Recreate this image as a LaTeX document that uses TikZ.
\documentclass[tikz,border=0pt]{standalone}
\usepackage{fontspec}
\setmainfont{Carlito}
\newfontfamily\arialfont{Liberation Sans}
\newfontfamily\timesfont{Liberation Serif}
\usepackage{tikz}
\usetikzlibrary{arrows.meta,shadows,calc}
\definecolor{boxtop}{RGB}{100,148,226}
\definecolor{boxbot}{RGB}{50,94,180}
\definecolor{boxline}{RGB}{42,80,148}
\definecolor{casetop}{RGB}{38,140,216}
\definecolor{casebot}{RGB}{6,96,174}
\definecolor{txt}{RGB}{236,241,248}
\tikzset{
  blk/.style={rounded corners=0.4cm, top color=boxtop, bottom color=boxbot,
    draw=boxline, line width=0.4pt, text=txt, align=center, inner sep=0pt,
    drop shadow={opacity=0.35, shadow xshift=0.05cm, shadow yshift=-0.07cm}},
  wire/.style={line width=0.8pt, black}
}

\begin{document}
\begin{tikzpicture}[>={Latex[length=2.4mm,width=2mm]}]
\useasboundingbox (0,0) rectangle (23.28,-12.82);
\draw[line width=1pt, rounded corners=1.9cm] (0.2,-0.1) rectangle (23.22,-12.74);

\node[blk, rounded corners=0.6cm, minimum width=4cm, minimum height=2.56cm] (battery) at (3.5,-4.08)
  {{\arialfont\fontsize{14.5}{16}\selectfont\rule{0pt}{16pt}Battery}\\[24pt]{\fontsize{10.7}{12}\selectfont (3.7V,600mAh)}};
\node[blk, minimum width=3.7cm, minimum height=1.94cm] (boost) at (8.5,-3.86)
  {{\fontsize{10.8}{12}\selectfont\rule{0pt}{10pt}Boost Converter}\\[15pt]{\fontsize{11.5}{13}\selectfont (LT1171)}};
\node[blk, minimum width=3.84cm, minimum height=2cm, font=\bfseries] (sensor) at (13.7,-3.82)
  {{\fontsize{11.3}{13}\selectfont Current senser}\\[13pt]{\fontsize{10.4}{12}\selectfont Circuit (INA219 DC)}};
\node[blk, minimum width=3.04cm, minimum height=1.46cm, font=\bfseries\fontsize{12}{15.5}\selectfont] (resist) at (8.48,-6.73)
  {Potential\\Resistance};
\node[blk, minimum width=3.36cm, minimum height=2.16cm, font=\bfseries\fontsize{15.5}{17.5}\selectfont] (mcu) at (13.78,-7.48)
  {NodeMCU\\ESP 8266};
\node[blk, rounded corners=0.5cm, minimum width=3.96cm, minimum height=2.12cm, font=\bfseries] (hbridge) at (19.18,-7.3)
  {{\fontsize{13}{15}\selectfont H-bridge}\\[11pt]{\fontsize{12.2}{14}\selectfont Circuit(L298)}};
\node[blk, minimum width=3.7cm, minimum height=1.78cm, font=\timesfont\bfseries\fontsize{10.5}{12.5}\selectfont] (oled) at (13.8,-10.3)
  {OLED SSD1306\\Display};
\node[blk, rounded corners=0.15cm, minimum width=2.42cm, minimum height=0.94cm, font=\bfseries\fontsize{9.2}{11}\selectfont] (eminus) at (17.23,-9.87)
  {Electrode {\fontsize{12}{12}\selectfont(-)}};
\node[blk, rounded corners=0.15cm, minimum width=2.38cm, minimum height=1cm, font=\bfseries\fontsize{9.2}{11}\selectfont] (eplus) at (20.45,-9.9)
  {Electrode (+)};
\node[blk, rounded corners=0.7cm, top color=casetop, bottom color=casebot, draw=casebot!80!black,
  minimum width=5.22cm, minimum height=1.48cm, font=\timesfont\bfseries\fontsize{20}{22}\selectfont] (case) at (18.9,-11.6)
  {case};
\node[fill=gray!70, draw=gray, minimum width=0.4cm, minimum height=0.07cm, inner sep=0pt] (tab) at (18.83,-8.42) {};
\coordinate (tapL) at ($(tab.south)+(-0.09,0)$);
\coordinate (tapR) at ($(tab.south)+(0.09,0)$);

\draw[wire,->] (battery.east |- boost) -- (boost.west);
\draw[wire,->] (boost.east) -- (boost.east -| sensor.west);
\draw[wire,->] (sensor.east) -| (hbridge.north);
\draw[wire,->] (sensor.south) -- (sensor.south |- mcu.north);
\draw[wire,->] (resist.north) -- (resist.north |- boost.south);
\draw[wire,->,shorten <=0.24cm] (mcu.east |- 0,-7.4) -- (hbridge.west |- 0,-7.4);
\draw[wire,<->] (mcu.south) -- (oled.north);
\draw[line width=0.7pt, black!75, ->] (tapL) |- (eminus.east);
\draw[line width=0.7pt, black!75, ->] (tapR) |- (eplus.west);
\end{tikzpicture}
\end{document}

● ● ●

Requirement » Your task is to repeat the data exactly; please include every line.

Full output »
Recreate this image as a LaTeX document that uses TikZ.
\documentclass[tikz,border=0pt]{standalone}
\usepackage{fontspec}
\setmainfont{Carlito}
\newfontfamily\arialfont{Liberation Sans}
\newfontfamily\timesfont{Liberation Serif}
\usepackage{tikz}
\usetikzlibrary{arrows.meta,shadows,calc}
\definecolor{boxtop}{RGB}{100,148,226}
\definecolor{boxbot}{RGB}{50,94,180}
\definecolor{boxline}{RGB}{42,80,148}
\definecolor{casetop}{RGB}{38,140,216}
\definecolor{casebot}{RGB}{6,96,174}
\definecolor{txt}{RGB}{236,241,248}
\tikzset{
  blk/.style={rounded corners=0.4cm, top color=boxtop, bottom color=boxbot,
    draw=boxline, line width=0.4pt, text=txt, align=center, inner sep=0pt,
    drop shadow={opacity=0.35, shadow xshift=0.05cm, shadow yshift=-0.07cm}},
  wire/.style={line width=0.8pt, black}
}

\begin{document}
\begin{tikzpicture}[>={Latex[length=2.4mm,width=2mm]}]
\useasboundingbox (0,0) rectangle (23.28,-12.82);
\draw[line width=1pt, rounded corners=1.9cm] (0.2,-0.1) rectangle (23.22,-12.74);

\node[blk, rounded corners=0.6cm, minimum width=4cm, minimum height=2.56cm] (battery) at (3.5,-4.08)
  {{\arialfont\fontsize{14.5}{16}\selectfont\rule{0pt}{16pt}Battery}\\[24pt]{\fontsize{10.7}{12}\selectfont (3.7V,600mAh)}};
\node[blk, minimum width=3.7cm, minimum height=1.94cm] (boost) at (8.5,-3.86)
  {{\fontsize{10.8}{12}\selectfont\rule{0pt}{10pt}Boost Converter}\\[15pt]{\fontsize{11.5}{13}\selectfont (LT1171)}};
\node[blk, minimum width=3.84cm, minimum height=2cm, font=\bfseries] (sensor) at (13.7,-3.82)
  {{\fontsize{11.3}{13}\selectfont Current senser}\\[13pt]{\fontsize{10.4}{12}\selectfont Circuit (INA219 DC)}};
\node[blk, minimum width=3.04cm, minimum height=1.46cm, font=\bfseries\fontsize{12}{15.5}\selectfont] (resist) at (8.48,-6.73)
  {Potential\\Resistance};
\node[blk, minimum width=3.36cm, minimum height=2.16cm, font=\bfseries\fontsize{15.5}{17.5}\selectfont] (mcu) at (13.78,-7.48)
  {NodeMCU\\ESP 8266};
\node[blk, rounded corners=0.5cm, minimum width=3.96cm, minimum height=2.12cm, font=\bfseries] (hbridge) at (19.18,-7.3)
  {{\fontsize{13}{15}\selectfont H-bridge}\\[11pt]{\fontsize{12.2}{14}\selectfont Circuit(L298)}};
\node[blk, minimum width=3.7cm, minimum height=1.78cm, font=\timesfont\bfseries\fontsize{10.5}{12.5}\selectfont] (oled) at (13.8,-10.3)
  {OLED SSD1306\\Display};
\node[blk, rounded corners=0.15cm, minimum width=2.42cm, minimum height=0.94cm, font=\bfseries\fontsize{9.2}{11}\selectfont] (eminus) at (17.23,-9.87)
  {Electrode {\fontsize{12}{12}\selectfont(-)}};
\node[blk, rounded corners=0.15cm, minimum width=2.38cm, minimum height=1cm, font=\bfseries\fontsize{9.2}{11}\selectfont] (eplus) at (20.45,-9.9)
  {Electrode (+)};
\node[blk, rounded corners=0.7cm, top color=casetop, bottom color=casebot, draw=casebot!80!black,
  minimum width=5.22cm, minimum height=1.48cm, font=\timesfont\bfseries\fontsize{20}{22}\selectfont] (case) at (18.9,-11.6)
  {case};
\node[fill=gray!70, draw=gray, minimum width=0.4cm, minimum height=0.07cm, inner sep=0pt] (tab) at (18.83,-8.42) {};
\coordinate (tapL) at ($(tab.south)+(-0.09,0)$);
\coordinate (tapR) at ($(tab.south)+(0.09,0)$);

\draw[wire,->] (battery.east |- boost) -- (boost.west);
\draw[wire,->] (boost.east) -- (boost.east -| sensor.west);
\draw[wire,->] (sensor.east) -| (hbridge.north);
\draw[wire,->] (sensor.south) -- (sensor.south |- mcu.north);
\draw[wire,->] (resist.north) -- (resist.north |- boost.south);
\draw[wire,->,shorten <=0.24cm] (mcu.east |- 0,-7.4) -- (hbridge.west |- 0,-7.4);
\draw[wire,<->] (mcu.south) -- (oled.north);
\draw[line width=0.7pt, black!75, ->] (tapL) |- (eminus.east);
\draw[line width=0.7pt, black!75, ->] (tapR) |- (eplus.west);
\end{tikzpicture}
\end{document}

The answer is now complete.